The Deutsche Bank Difference

“Bloomberg – Deutsche Bank Inadvertently Made a $35 Billion Payment in a Single Transaction

Look, it’s 5:00pm on a Thursday – I want to go home, open up a nice old world red. Something to get the pallet dancing while I watch some playoff hoops. Complex tannins, high acidity, but nothing too extravagant. A nice every day wine, a workhorse wine if you will – Produttori del Barbaresco, perhaps.

But all that is on hold until I stick it to John Cryan one more time. As soon as I saw this headline come across, I absolutely knew that this wasn’t a recent event, that they buried this thing and, now that Cryan is gone, somebody spilled the beans. Turns out, they did this before Easter and by my quick calcs that falls under our boy’s tenure. Some back office kid in Germany was tasked with wiring the variation margin that day to their clearinghouse, Eurex. That’s it, just send some money to a different account. A simple task for most, but when you’re DB, you manage to bungle the easiest of things.

Now, I don’t want to get on this lowly analyst too much. I understand fat fingers happen – that’s why there’s industry jargon for it. But when you’re wiring cash in excess of the bank’s entire market cap, I know for a fact that there are multiple channels that have to sign off on releasing a wire instruction that large (I started out in ops, don’t lie to me). So unless I’m missing something, at least two people decided to send $35B to their clearing house that day – and that, my friends, is what we call the Deutsche Bank difference.

P.S. – that wine link isn’t even an ad. That’s just, in my opinion, one of the better, reasonably priced, old world’s you can find. Do yourself a favor.

You Cryan, Boy?!

“Reuters – Large investors in Deutsche Bank have urged its chairman to provide a clear signal on whether the board backs the lender’s embattled chief executive or not…

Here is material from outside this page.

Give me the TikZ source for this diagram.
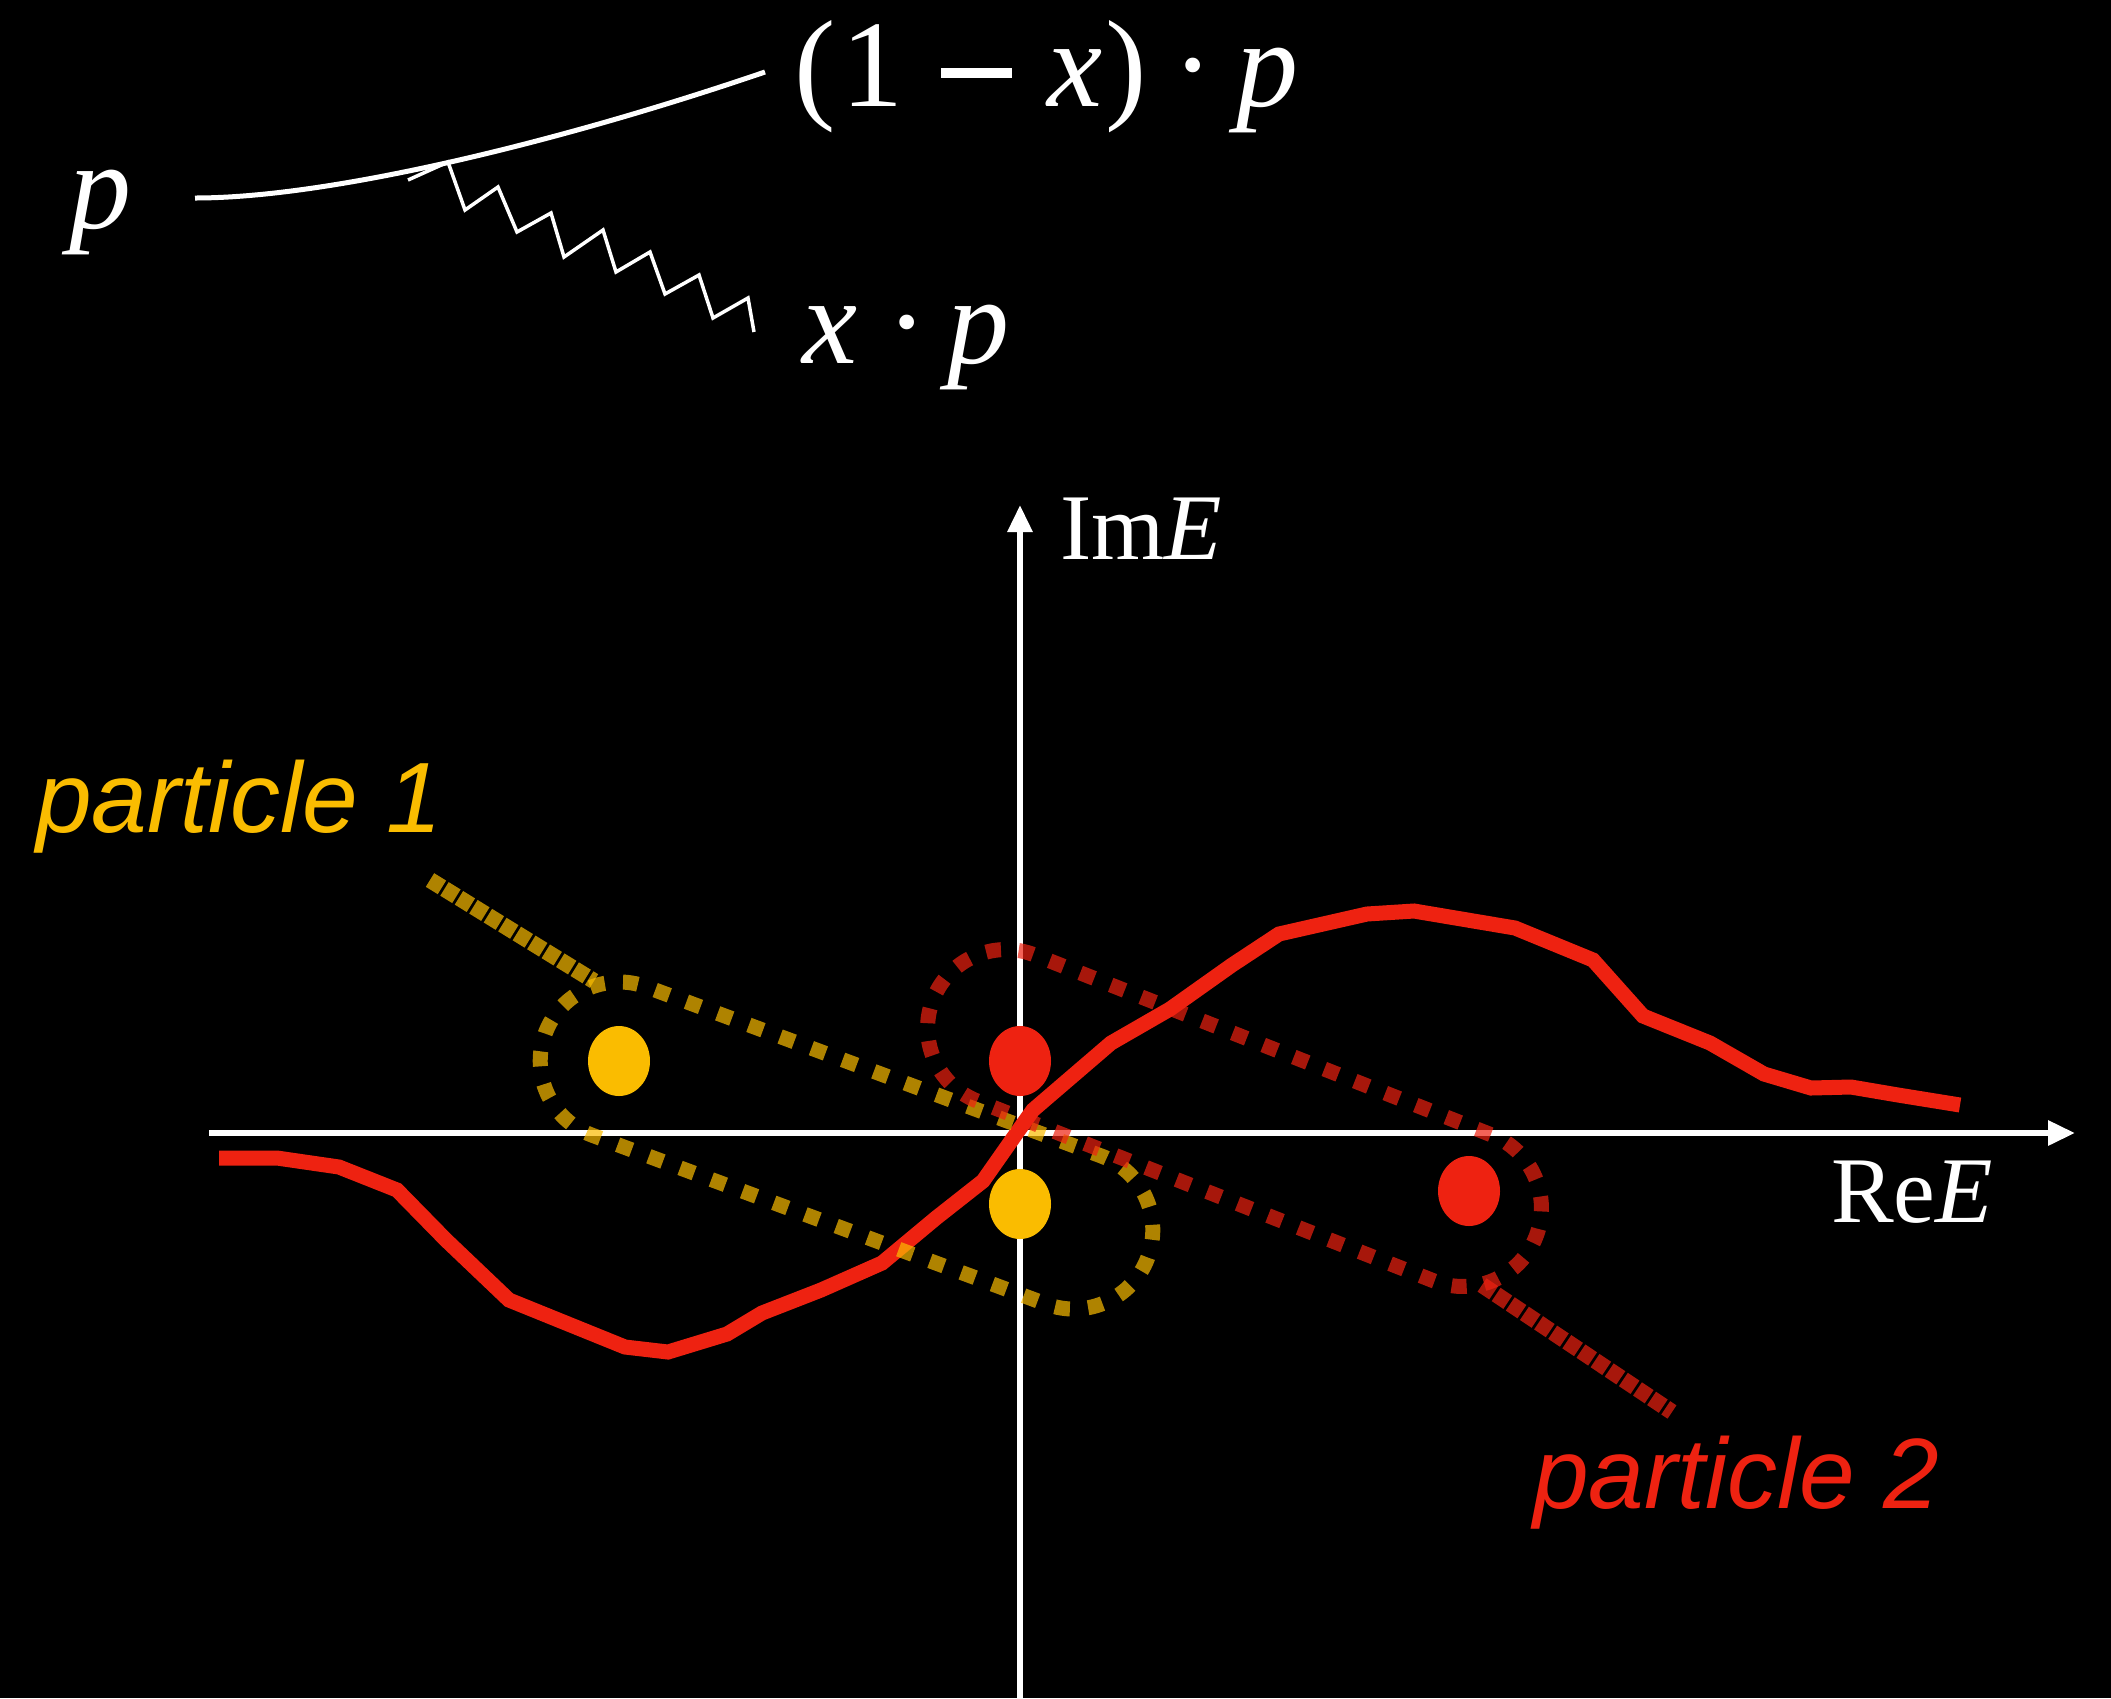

Dead man walking. John Cryan is inevitably out as CEO of Deutsche Bank, and the announcement will come sooner rather than later. He was appointed CEO in 2015 after their board gave Anshu Jain his walking papers. So now, after a few years of unlimited brats and kraut, it looks like this native Briton is back to bangers and mash.

You hate to see someone get embarrassed on the public stage like this, but you also hate to hire someone who sucks at their job. Cryan was unable to maximize shareholder value, which is like, prerequisite #1 for being CEO of a bank. It is worth noting however, that he didn’t inherit a perfectly healthy institution, either – but he knew what the job entailed and came out of the gates with an ambitious restructuring plan called “Strategy 2020”. The whole thing was predicated upon firing a few thousand employees, raising come capital and reducing costs. Pretty standard stuff.

His real problems started in Q3 2016, when the U.S. government levied a $14B (eventually settled for $7.2B) penalty on the bank related to the marketing of crisis-era RMBS. In response to the financial crisis, European banks were required to raise capital to buffer themselves against a future crisis, and they used Contingent Convertibles (CoCos) to do it. These securities are designed to be wiped out first in the event of a credit crisis, forcing creditors to bail-in the banks vs. having central banks bail them out. Once news of the U.S. fine hit, DB CoCos got pummeled because markets knew they couldn’t pay up based on their cap structure at the time. Long story short, this whole mess wiped billions in market cap off the Company and forced it to raise $8B in equity a few months later – at a 35% discount (sheesh)!

Fast forward to today and the Company hasn’t turned a profit in THREE YEARS. Imagine that, a bank not being able to turn a profit in 2017. You gotta fire this guy, and I’m surprised it took so long. The ironic part is that he knew DB had to raise that $8B to save the bank, and the same guys he sold the equity to are making calls directly to the board to fire his ass. Tough look, John. Tough look, indeed. So let’s raise a glass to John Cryan, because at the end of the day, he no longer needs to live in Frankfurt – and that my friends, is a victory in and of itself.